Configure Squid to use 80GB of disk for caching, and tell it where to put those cached objects.

maximum_object_size 5120 MB

I’d like Squid to at least be able to cache a full Linux liveDVD ISO image, so I configure it to cache objects up to around 5GB.

cache_store_log /var/log/squid3/store.log

Where Squid puts its log files. (This is a default value for squid3 on Debian. You probably don’t need to change it.)

coredump_dir /var/spool/squid3

If Squid crashes, this is where it will put the dump. (Another default for squid3 on Debian. You get the idea.)

refresh_pattern ^ftp: 1440 20% 10080
refresh_pattern ^gopher: 1440 0% 1440
refresh_pattern -i (/cgi-bin/|\?) 0 0% 0
refresh_pattern . 0 20% 4320

These control how long and likely Squid will consider a retrieved object ‘fresh’, meaning that it won’t go out and try to grab another copy of the file. These were default values on my installation.

quick_abort_min -1 QB

If I’ve aborted a program performing a download, I’d honestly like the proxy server to continue downloading the file. For me, it usually means I screwed up some parameter, and will be trying again shortly. Having the proxy server continue the download will mean much of the work will be already done by the time I try again. It may also mean that my system might continue downloading a DVD ISO image I’ve decided I don’t need, however, and cause my network to run slower. Your needs may vary from mine, so you may end up wanting to change this parameter.

read_ahead_gap 1 MB

How much data Squid should try to buffer on the client’s behalf. Tune this value if “buffer bloat” is relevant to you.

positive_dns_ttl 30s
negative_dns_ttl 1 second

Values controlling how long Squid should consider a DNS request fresh; this can significantly improve performance, especially if DNS is unreliable. (Though if it is, why aren’t you already running a local recursing DNS server as a cache?)
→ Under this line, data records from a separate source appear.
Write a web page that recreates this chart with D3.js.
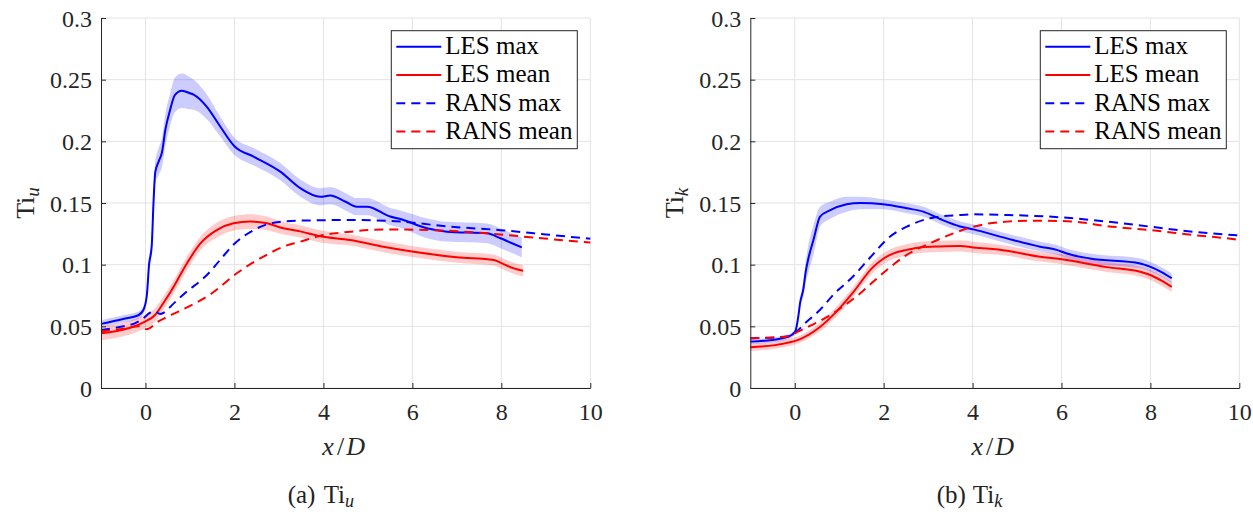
<!DOCTYPE html>
<html>
<head>
<meta charset="utf-8">
<script src="https://cdn.jsdelivr.net/npm/d3@7"></script>
<style>
  html, body { margin: 0; padding: 0; background: #fff; }
  svg, svg text { font-family: 'Liberation Serif', 'DejaVu Serif', serif !important; }
</style>
</head>
<body>
<svg id="chart" width="1253" height="512"></svg>
<script>
// ---------------- DATA ----------------
const xTicks = [0, 2, 4, 6, 8, 10];
const yTicks = [0, 0.05, 0.1, 0.15, 0.2, 0.25, 0.3];
const yTickLabels = ["0", "0.05", "0.1", "0.15", "0.2", "0.25", "0.3"];
const legendLabels = ["LES max", "LES mean", "RANS max", "RANS mean"];
const captions = ["(a)", "(b)"];
const subscripts = ["u", "k"];

// [x/D, value, band half-width]
const tiuLesMax = [
  [-1, 0.052, 0.003], [-0.5, 0.056, 0.003], [-0.16, 0.059, 0.003], [-0.05, 0.063, 0.003],
  [0.03, 0.075, 0.004], [0.08, 0.100, 0.005], [0.14, 0.115, 0.006], [0.18, 0.150, 0.008],
  [0.22, 0.175, 0.009], [0.30, 0.184, 0.011], [0.37, 0.191, 0.012], [0.45, 0.210, 0.013],
  [0.55, 0.225, 0.013], [0.66, 0.2375, 0.014], [0.815, 0.241, 0.014], [1.0, 0.239, 0.013],
  [1.1, 0.2375, 0.012], [1.38, 0.228, 0.010], [1.68, 0.212, 0.008], [2.0, 0.196, 0.007],
  [2.43, 0.1876, 0.007], [3.03, 0.1754, 0.007], [3.48, 0.162, 0.007], [3.93, 0.155, 0.007],
  [4.15, 0.156, 0.007], [4.5, 0.151, 0.007], [4.75, 0.147, 0.007], [4.98, 0.147, 0.007],
  [5.5, 0.139, 0.007], [5.73, 0.137, 0.007], [6.33, 0.1295, 0.008], [6.78, 0.1267, 0.008],
  [7.68, 0.1254, 0.008], [7.98, 0.1214, 0.008], [8.2, 0.118, 0.008], [8.46, 0.114, 0.008]
];
const tiuLesMean = [
  [-1, 0.0443, 0.0055], [-0.39, 0.0484, 0.0055], [-0.01, 0.0538, 0.0055], [0.21, 0.059, 0.0055],
  [0.44, 0.071, 0.0055], [0.59, 0.0795, 0.0055], [0.93, 0.101, 0.0055], [1.23, 0.117, 0.0055],
  [1.6, 0.128, 0.006], [1.98, 0.1335, 0.006], [2.35, 0.1349, 0.006], [2.73, 0.1335, 0.0055],
  [3.1, 0.1295, 0.005], [3.48, 0.127, 0.005], [3.93, 0.123, 0.005], [4.6, 0.120, 0.0045],
  [5.35, 0.1146, 0.0045], [6.03, 0.1105, 0.0045], [7.0, 0.106, 0.0045], [7.83, 0.1038, 0.0045],
  [7.98, 0.1016, 0.0045], [8.28, 0.097, 0.0045], [8.49, 0.095, 0.0045]
];
// [x/D, value]
const tiuRansMax = [
  [-1, 0.047], [-0.5, 0.050], [-0.24, 0.0524], [-0.05, 0.0565], [0.1, 0.061], [0.21, 0.062],
  [0.33, 0.060], [0.45, 0.062], [0.59, 0.067], [0.89, 0.077], [1.38, 0.0916], [1.68, 0.104],
  [2.0, 0.117], [2.43, 0.128], [2.88, 0.134], [3.48, 0.1357], [4.6, 0.1362], [5.73, 0.1349],
  [6.85, 0.1308], [7.98, 0.128], [9.0, 0.1245], [10, 0.121]
];
const tiuRansMean = [
  [-1, 0.046], [-0.5, 0.048], [-0.15, 0.050], [-0.09, 0.0497], [0.02, 0.0476], [0.29, 0.054],
  [0.74, 0.062], [1.11, 0.0686], [1.5, 0.077], [2.05, 0.093], [2.65, 0.1065], [3.1, 0.1146],
  [3.48, 0.1186], [3.93, 0.1235], [4.6, 0.1267], [5.35, 0.1286], [6.48, 0.128], [7.68, 0.1254],
  [8.73, 0.122], [9.78, 0.1186], [10, 0.118]
];

const tikLesMax = [
  [-1, 0.0376, 0.002], [-0.5, 0.039, 0.002], [-0.14, 0.0416, 0.002], [0.01, 0.0457, 0.002],
  [0.08, 0.058, 0.003], [0.12, 0.069, 0.004], [0.19, 0.0795, 0.006], [0.25, 0.095, 0.009],
  [0.3, 0.104, 0.011], [0.42, 0.120, 0.012], [0.57, 0.139, 0.008], [0.79, 0.144, 0.007],
  [1.17, 0.149, 0.006], [1.47, 0.150, 0.005], [1.99, 0.149, 0.004], [2.52, 0.1457, 0.004],
  [2.89, 0.143, 0.004], [3.27, 0.137, 0.004], [3.72, 0.131, 0.004], [4.02, 0.1286, 0.004],
  [4.77, 0.1213, 0.004], [5.52, 0.1146, 0.004], [5.89, 0.112, 0.004], [6.12, 0.109, 0.004],
  [6.64, 0.105, 0.004], [7.77, 0.101, 0.004], [7.99, 0.0984, 0.004], [8.25, 0.094, 0.004],
  [8.48, 0.089, 0.004]
];
const tikLesMean = [
  [-1, 0.033, 0.003], [-0.22, 0.0362, 0.003], [0.08, 0.039, 0.003], [0.53, 0.0484, 0.0035],
  [0.9, 0.0605, 0.004], [1.3, 0.077, 0.004], [1.76, 0.098, 0.0045], [2.0, 0.105, 0.0045],
  [2.21, 0.109, 0.0045], [2.52, 0.112, 0.0045], [2.82, 0.114, 0.0045], [3.27, 0.1148, 0.0045],
  [3.72, 0.1152, 0.0045], [4.02, 0.114, 0.0045], [4.77, 0.1113, 0.004], [5.52, 0.1065, 0.004],
  [5.89, 0.105, 0.004], [7.02, 0.098, 0.004], [7.77, 0.0943, 0.004], [8.0, 0.0916, 0.004],
  [8.25, 0.087, 0.004], [8.48, 0.082, 0.004]
];
const tikRansMax = [
  [-1, 0.0403], [-0.11, 0.042], [0.04, 0.0457], [0.23, 0.0524], [0.53, 0.062], [0.9, 0.0768],
  [1.3, 0.090], [1.7, 0.106], [2.14, 0.1227], [2.52, 0.1308], [3.04, 0.1376], [3.72, 0.1403],
  [4.02, 0.1408], [4.77, 0.1403], [5.97, 0.1384], [7.02, 0.1349], [8.0, 0.1308], [8.97, 0.1267],
  [9.87, 0.124], [10, 0.1236]
];
const tikRansMean = [
  [-1, 0.0403], [-0.2, 0.0416], [0.07, 0.0457], [0.34, 0.0503], [0.75, 0.058], [1.13, 0.0673],
  [1.43, 0.0754], [1.62, 0.0815], [2.07, 0.0957], [2.52, 0.108], [3.04, 0.1173], [3.57, 0.1254],
  [4.02, 0.1308], [4.77, 0.1349], [5.52, 0.1357], [6.27, 0.1349], [7.02, 0.1313], [8.0, 0.128],
  [8.97, 0.124], [9.89, 0.1206], [10, 0.120]
];

// ---------------- DRAW ----------------
const svg = d3.select("#chart");
const BLUE = "#0000ff", RED = "#ff0000", AXIS = "#262626", GRID = "#e3e3e3";
const FS = 24;
const FONT = "'Liberation Serif', 'DejaVu Serif', serif";

const panels = [
  { x0: 101, x1: 590.3, series: [tiuLesMax, tiuLesMean, tiuRansMax, tiuRansMean] },
  { x0: 750.3, x1: 1239.3, series: [tikLesMax, tikLesMean, tikRansMax, tikRansMean] }
];
const plotTop = 18, plotBottom = 388;
const styles = [
  { color: BLUE, dash: null }, { color: RED, dash: null },
  { color: BLUE, dash: "9,6" }, { color: RED, dash: "9,6" }
];

panels.forEach((p, pi) => {
  const x = d3.scaleLinear().domain([-1, 10]).range([p.x0, p.x1]);
  const y = d3.scaleLinear().domain([0, 0.3]).range([plotBottom, plotTop]);
  const g = svg.append("g").style("font-family", FONT);

  // grid
  g.append("g").selectAll("line").data(xTicks).join("line")
    .attr("x1", d => x(d)).attr("x2", d => x(d)).attr("y1", plotTop).attr("y2", plotBottom)
    .attr("stroke", GRID).attr("stroke-width", 1);
  g.append("g").selectAll("line").data(yTicks).join("line")
    .attr("x1", p.x0).attr("x2", p.x1).attr("y1", d => y(d)).attr("y2", d => y(d))
    .attr("stroke", GRID).attr("stroke-width", 1);

  // bands
  const area = d3.area().curve(d3.curveMonotoneX)
    .x(d => x(d[0])).y0(d => y(d[1] - d[2])).y1(d => y(d[1] + d[2]));
  g.append("path").datum(p.series[0]).attr("d", area).attr("fill", BLUE).attr("fill-opacity", 0.2);
  g.append("path").datum(p.series[1]).attr("d", area).attr("fill", RED).attr("fill-opacity", 0.2);

  // lines
  const line = d3.line().curve(d3.curveMonotoneX).x(d => x(d[0])).y(d => y(d[1]));
  p.series.forEach((s, si) => {
    g.append("path").datum(s).attr("d", line).attr("fill", "none")
      .attr("stroke", styles[si].color).attr("stroke-width", 2)
      .attr("stroke-dasharray", styles[si].dash);
  });

  // axes
  const ax = g.append("g").attr("transform", `translate(0,${plotBottom})`)
    .call(d3.axisBottom(x).tickValues(xTicks).tickSize(-5).tickPadding(15).tickSizeOuter(0));
  const ay = g.append("g").attr("transform", `translate(${p.x0},0)`)
    .call(d3.axisLeft(y).tickValues(yTicks).tickFormat((d, i) => yTickLabels[i])
      .tickSize(-5).tickPadding(9).tickSizeOuter(0));
  [ax, ay].forEach(a => {
    a.attr("font-family", null).style("font-family", FONT);
    a.select(".domain").attr("stroke", AXIS).attr("stroke-width", 1);
    a.selectAll(".tick line").attr("stroke", AXIS);
    a.selectAll(".tick text").attr("fill", AXIS).attr("font-size", FS).style("font-family", FONT);
  });
  ay.selectAll(".tick text").attr("dy", "0.34em");

  // x label
  const cx = (p.x0 + p.x1) / 2;
  const xl = g.append("text").attr("x", cx - 2).attr("y", 455).attr("text-anchor", "middle")
    .attr("font-size", 26).attr("fill", AXIS);
  xl.append("tspan").attr("font-style", "italic").text("x");
  xl.append("tspan").attr("dx", 3).text("/");
  xl.append("tspan").attr("dx", 2).attr("font-style", "italic").text("D");

  // y label
  const yl = g.append("text")
    .attr("transform", `translate(${p.x0 - 67},${(plotTop + plotBottom) / 2}) rotate(-90)`)
    .attr("text-anchor", "middle").attr("font-size", 26).attr("fill", AXIS);
  yl.append("tspan").text("Ti");
  yl.append("tspan").attr("font-style", "italic").attr("font-size", 19).attr("dy", 5).text(subscripts[pi]);

  // caption
  const cap = g.append("text").attr("x", cx - 58).attr("y", 503)
    .attr("font-size", 25).attr("fill", "#222");
  cap.append("tspan").text(captions[pi]);
  cap.append("tspan").attr("x", cx - 22).text("Ti");
  cap.append("tspan").attr("font-style", "italic").attr("font-size", 18).attr("dy", 4).text(subscripts[pi]);

  // legend
  const lw = 186, lh = 118;
  const lx = p.x1 - 13 - lw, ly = plotTop + 12.7;
  const lg = g.append("g").attr("transform", `translate(${lx},${ly})`);
  lg.append("rect").attr("width", lw).attr("height", lh).attr("fill", "#fff")
    .attr("stroke", AXIS).attr("stroke-width", 1);
  legendLabels.forEach((lab, i) => {
    const ry = 16 + i * 28.3;
    lg.append("line").attr("x1", 5).attr("x2", 50).attr("y1", ry).attr("y2", ry)
      .attr("stroke", styles[i].color).attr("stroke-width", 2)
      .attr("stroke-dasharray", styles[i].dash);
    lg.append("text").attr("x", 54).attr("y", ry + 7.5).attr("font-size", 25)
      .attr("fill", "#000").text(lab);
  });
});
</script>
</body>
</html>
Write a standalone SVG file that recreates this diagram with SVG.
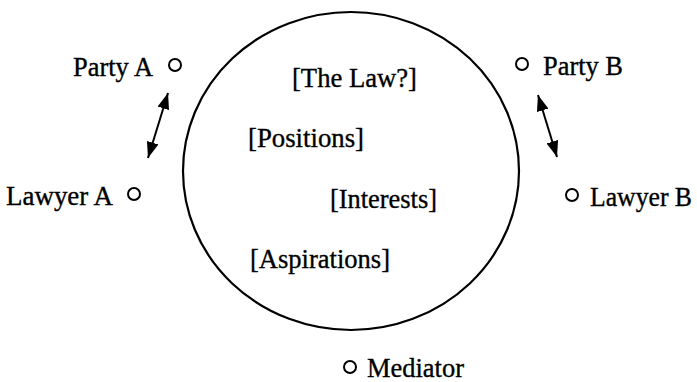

minimum_expiry_time 600 seconds
chunked_request_body_max_size 4096 KB

Some miscellaneous values tuning behavior of the HTTP protocol. You can probably leave these at their defaults.

With that configuration in place (and after you’ve restarted squid), your proxy server should be up and ready to run. Next up, you need to configure your client machines to use it. On Windows, follow KB135982, and tell non-IE applications to “Use system proxy settings.” On Linux, add these two lines to /etc/environment:

http_proxy=”http://hostname_or_ip_address_to_your_proxy_server:8123/”
ftp_proxy=”http://hostname_or_ip_address_to_your_proxy_server:8123/”

Replacing the obvious. If you used something other than 8123 (and you may have; Squid’s default is 3128, I’m just weird), then you should change the port specification here as well. After making those changes, restart your user session (or even your whole machine). There’s also WPAD, but I’ve never used that; you’re on your own there.